## Problem requirements
From the first line of the data below through the line holding "20.8, 13.1, 4]", output each line exactly and leave the pictures out.

## Data
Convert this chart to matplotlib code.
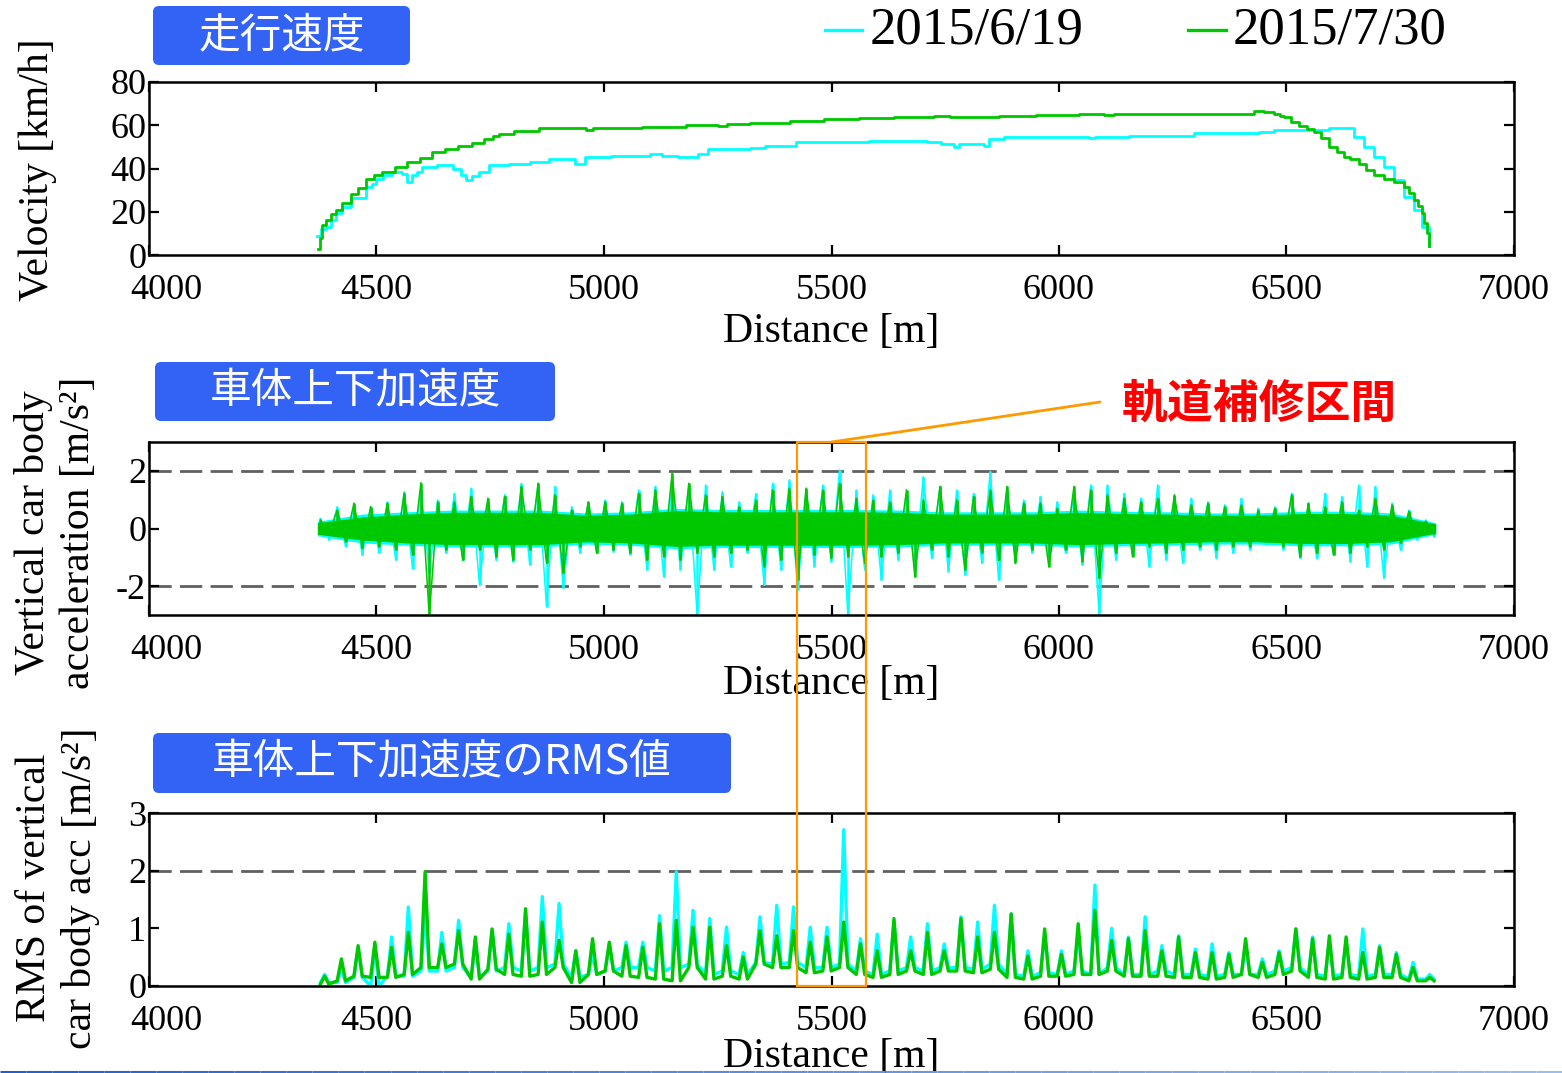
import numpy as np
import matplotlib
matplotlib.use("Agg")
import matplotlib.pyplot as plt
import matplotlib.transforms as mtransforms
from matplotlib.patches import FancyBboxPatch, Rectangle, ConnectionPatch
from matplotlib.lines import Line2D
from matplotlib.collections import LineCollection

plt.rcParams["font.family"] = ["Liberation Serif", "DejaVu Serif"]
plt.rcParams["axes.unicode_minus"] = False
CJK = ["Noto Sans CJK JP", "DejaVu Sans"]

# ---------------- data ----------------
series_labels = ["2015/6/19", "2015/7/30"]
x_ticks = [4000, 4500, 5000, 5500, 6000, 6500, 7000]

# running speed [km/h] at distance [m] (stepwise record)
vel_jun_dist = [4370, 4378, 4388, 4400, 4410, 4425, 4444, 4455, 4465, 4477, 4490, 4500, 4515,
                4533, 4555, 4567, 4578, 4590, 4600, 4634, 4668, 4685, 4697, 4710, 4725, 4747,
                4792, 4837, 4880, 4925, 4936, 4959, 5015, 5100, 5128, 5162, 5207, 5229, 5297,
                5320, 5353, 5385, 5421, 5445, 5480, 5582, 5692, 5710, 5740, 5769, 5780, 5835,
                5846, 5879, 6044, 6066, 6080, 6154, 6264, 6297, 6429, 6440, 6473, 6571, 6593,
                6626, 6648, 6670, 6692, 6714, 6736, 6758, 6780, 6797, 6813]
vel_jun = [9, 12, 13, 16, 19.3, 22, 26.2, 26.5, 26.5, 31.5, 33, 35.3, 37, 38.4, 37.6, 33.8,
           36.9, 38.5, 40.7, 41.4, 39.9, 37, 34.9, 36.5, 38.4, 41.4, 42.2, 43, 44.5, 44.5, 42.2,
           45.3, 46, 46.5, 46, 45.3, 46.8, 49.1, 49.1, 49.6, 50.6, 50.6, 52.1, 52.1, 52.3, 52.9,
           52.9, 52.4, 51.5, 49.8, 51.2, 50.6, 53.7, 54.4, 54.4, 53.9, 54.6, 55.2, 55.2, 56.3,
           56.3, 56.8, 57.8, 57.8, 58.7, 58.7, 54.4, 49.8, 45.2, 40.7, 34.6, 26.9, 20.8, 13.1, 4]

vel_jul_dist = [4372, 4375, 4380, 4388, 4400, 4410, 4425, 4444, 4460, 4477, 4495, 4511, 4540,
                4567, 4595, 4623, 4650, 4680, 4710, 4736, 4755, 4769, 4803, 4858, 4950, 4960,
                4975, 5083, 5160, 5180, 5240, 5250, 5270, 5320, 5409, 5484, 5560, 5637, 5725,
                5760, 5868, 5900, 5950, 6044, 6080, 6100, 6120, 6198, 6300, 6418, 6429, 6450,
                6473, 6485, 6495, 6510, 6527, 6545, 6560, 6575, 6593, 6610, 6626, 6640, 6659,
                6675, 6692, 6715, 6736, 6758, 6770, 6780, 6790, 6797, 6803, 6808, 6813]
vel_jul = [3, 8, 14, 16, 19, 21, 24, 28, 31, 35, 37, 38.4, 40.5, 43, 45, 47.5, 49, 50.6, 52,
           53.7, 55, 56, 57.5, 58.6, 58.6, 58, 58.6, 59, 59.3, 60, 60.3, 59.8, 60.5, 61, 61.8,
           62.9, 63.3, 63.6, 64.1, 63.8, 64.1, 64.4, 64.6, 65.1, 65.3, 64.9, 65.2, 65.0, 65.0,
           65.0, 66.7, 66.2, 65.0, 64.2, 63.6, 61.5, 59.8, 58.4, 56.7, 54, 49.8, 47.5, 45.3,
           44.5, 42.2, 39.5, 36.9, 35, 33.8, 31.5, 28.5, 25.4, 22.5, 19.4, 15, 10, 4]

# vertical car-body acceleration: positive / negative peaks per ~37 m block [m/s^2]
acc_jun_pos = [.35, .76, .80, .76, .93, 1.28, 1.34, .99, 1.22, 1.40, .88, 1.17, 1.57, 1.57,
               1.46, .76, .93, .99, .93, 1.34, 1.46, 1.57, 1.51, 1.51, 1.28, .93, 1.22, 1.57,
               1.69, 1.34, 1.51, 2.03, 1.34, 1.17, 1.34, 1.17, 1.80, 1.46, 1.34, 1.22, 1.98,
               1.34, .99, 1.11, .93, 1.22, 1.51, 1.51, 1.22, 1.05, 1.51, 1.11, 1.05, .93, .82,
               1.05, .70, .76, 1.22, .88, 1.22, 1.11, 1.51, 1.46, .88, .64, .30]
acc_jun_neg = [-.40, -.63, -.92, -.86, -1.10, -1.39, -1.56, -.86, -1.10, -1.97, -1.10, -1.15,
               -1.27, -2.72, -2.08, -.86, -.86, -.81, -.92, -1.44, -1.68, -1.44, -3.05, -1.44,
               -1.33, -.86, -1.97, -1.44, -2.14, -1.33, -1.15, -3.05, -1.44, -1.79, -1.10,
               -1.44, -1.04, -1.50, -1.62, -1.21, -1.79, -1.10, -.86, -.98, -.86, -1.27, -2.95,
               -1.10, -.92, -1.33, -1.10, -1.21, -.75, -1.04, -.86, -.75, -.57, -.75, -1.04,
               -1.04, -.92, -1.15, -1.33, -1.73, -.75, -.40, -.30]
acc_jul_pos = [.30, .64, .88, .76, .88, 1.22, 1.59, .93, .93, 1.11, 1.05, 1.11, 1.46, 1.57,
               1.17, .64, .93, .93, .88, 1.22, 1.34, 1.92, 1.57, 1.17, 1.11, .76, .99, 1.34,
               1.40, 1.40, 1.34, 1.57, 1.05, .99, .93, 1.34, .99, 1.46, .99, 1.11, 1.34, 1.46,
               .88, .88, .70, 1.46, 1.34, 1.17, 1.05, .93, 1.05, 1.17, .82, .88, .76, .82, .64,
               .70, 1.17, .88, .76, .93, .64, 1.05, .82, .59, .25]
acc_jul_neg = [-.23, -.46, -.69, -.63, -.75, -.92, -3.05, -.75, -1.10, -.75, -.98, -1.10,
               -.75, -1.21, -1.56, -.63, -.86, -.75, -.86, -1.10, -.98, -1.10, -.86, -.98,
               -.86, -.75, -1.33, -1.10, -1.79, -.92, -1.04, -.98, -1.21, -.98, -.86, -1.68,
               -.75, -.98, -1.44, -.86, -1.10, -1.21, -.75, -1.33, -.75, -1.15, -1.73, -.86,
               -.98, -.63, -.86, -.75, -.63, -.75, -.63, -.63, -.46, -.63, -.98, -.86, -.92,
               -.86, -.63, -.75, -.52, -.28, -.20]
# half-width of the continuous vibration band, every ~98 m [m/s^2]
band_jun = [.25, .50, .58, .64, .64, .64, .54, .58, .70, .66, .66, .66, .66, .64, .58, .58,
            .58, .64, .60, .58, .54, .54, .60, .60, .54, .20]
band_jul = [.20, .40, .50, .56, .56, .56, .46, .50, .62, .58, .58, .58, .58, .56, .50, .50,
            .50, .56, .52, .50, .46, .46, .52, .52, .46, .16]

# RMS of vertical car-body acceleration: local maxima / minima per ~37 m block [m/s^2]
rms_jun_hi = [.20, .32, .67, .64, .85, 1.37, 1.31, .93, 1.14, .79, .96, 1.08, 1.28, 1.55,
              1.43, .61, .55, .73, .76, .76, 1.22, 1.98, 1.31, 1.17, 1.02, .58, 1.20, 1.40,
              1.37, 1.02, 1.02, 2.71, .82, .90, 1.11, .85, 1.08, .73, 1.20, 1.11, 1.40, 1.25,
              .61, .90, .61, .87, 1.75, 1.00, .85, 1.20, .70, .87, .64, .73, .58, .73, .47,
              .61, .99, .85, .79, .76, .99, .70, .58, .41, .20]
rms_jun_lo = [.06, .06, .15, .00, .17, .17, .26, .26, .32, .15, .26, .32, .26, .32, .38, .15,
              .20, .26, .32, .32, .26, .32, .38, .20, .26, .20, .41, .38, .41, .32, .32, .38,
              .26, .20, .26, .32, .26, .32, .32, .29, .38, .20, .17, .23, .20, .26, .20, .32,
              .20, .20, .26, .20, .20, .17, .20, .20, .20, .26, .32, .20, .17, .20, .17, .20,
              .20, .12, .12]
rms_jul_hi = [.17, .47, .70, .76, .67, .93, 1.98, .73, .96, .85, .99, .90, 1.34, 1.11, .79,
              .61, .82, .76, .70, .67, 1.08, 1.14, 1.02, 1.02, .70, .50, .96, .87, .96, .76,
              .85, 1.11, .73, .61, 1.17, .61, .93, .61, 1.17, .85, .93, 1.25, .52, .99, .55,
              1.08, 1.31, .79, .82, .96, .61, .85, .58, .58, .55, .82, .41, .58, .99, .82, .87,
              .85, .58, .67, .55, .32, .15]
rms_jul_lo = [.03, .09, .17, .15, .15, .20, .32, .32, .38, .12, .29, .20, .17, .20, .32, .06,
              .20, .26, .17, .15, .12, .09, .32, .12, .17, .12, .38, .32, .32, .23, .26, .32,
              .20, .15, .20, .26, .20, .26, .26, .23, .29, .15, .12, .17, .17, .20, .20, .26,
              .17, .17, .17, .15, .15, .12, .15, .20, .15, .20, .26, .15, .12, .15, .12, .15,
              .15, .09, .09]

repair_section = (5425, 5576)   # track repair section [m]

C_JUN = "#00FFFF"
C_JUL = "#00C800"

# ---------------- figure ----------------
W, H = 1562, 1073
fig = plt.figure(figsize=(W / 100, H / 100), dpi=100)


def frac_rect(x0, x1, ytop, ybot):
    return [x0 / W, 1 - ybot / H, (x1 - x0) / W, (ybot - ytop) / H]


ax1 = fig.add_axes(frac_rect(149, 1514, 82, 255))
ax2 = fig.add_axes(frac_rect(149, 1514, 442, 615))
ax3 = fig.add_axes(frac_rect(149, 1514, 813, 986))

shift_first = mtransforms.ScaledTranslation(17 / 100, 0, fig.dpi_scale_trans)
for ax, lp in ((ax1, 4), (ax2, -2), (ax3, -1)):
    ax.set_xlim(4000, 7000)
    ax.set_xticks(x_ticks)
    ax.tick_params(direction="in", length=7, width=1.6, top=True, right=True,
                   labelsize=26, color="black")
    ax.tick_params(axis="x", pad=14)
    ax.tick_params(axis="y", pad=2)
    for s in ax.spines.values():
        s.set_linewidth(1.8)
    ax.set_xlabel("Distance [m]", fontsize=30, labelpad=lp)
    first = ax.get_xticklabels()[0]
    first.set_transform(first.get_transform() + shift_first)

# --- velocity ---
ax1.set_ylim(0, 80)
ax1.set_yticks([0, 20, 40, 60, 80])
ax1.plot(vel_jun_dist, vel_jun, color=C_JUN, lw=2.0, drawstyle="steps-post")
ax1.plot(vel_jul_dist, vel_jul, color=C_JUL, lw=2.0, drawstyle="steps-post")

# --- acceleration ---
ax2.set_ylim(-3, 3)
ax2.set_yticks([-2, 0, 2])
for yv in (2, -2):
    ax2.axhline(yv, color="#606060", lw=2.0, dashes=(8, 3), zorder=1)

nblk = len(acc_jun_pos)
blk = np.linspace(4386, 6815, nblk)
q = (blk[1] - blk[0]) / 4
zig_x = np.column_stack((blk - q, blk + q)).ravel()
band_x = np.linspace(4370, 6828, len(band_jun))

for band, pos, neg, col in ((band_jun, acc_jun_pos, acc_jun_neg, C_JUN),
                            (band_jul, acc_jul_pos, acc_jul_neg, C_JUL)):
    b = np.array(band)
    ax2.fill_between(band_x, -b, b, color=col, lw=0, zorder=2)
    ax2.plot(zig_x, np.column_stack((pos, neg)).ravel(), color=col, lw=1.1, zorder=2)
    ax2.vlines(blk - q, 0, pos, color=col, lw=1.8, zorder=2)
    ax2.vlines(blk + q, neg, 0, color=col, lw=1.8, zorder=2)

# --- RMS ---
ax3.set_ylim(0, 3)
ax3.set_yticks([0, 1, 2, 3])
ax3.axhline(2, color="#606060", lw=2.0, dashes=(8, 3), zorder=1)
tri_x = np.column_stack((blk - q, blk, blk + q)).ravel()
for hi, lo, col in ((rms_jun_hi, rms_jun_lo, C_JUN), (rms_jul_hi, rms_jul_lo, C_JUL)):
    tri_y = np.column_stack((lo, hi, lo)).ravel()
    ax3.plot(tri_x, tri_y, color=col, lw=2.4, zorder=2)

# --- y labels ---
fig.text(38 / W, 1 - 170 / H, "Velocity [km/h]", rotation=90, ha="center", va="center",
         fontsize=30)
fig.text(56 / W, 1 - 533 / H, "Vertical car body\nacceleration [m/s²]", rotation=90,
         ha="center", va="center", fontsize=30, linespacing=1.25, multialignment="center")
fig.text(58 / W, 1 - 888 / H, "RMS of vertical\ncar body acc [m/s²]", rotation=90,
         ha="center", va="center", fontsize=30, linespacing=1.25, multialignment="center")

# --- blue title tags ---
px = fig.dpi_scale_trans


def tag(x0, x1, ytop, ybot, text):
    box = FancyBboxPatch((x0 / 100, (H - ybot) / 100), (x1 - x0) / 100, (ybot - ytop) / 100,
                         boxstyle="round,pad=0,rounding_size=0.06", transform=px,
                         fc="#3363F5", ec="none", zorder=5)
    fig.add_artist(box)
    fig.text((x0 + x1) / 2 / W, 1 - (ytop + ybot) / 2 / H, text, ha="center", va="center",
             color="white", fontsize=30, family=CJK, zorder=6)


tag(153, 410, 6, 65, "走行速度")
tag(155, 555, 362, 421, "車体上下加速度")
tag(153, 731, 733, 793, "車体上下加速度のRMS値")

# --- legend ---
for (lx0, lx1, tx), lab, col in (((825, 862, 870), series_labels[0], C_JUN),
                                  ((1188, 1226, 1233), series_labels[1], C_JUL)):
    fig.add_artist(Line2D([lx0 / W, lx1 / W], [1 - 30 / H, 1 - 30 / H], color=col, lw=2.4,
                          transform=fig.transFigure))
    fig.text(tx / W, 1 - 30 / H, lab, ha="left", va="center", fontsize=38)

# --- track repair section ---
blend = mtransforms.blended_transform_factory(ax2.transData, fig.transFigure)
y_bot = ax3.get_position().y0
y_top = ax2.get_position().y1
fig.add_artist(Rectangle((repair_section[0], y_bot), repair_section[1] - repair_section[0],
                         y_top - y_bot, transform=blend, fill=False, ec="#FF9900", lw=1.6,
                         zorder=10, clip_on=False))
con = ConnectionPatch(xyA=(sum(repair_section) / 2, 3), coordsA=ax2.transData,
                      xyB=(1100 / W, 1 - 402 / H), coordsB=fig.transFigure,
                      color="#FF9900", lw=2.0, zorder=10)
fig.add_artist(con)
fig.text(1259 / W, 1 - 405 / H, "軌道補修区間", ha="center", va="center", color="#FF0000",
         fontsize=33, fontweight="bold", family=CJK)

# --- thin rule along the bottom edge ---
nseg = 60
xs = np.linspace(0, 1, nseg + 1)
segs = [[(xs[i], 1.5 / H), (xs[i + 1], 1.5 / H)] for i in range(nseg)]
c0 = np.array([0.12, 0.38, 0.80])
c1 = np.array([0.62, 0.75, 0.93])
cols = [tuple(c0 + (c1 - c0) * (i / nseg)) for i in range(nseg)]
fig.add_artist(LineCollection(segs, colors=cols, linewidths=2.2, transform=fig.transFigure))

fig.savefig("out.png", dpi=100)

## Correct response
Convert this chart to matplotlib code.
import numpy as np
import matplotlib
matplotlib.use("Agg")
import matplotlib.pyplot as plt
import matplotlib.transforms as mtransforms
from matplotlib.patches import FancyBboxPatch, Rectangle, ConnectionPatch
from matplotlib.lines import Line2D
from matplotlib.collections import LineCollection

plt.rcParams["font.family"] = ["Liberation Serif", "DejaVu Serif"]
plt.rcParams["axes.unicode_minus"] = False
CJK = ["Noto Sans CJK JP", "DejaVu Sans"]

# ---------------- data ----------------
series_labels = ["2015/6/19", "2015/7/30"]
x_ticks = [4000, 4500, 5000, 5500, 6000, 6500, 7000]

# running speed [km/h] at distance [m] (stepwise record)
vel_jun_dist = [4370, 4378, 4388, 4400, 4410, 4425, 4444, 4455, 4465, 4477, 4490, 4500, 4515,
                4533, 4555, 4567, 4578, 4590, 4600, 4634, 4668, 4685, 4697, 4710, 4725, 4747,
                4792, 4837, 4880, 4925, 4936, 4959, 5015, 5100, 5128, 5162, 5207, 5229, 5297,
                5320, 5353, 5385, 5421, 5445, 5480, 5582, 5692, 5710, 5740, 5769, 5780, 5835,
                5846, 5879, 6044, 6066, 6080, 6154, 6264, 6297, 6429, 6440, 6473, 6571, 6593,
                6626, 6648, 6670, 6692, 6714, 6736, 6758, 6780, 6797, 6813]
vel_jun = [9, 12, 13, 16, 19.3, 22, 26.2, 26.5, 26.5, 31.5, 33, 35.3, 37, 38.4, 37.6, 33.8,
           36.9, 38.5, 40.7, 41.4, 39.9, 37, 34.9, 36.5, 38.4, 41.4, 42.2, 43, 44.5, 44.5, 42.2,
           45.3, 46, 46.5, 46, 45.3, 46.8, 49.1, 49.1, 49.6, 50.6, 50.6, 52.1, 52.1, 52.3, 52.9,
           52.9, 52.4, 51.5, 49.8, 51.2, 50.6, 53.7, 54.4, 54.4, 53.9, 54.6, 55.2, 55.2, 56.3,
           56.3, 56.8, 57.8, 57.8, 58.7, 58.7, 54.4, 49.8, 45.2, 40.7, 34.6, 26.9, 20.8, 13.1, 4]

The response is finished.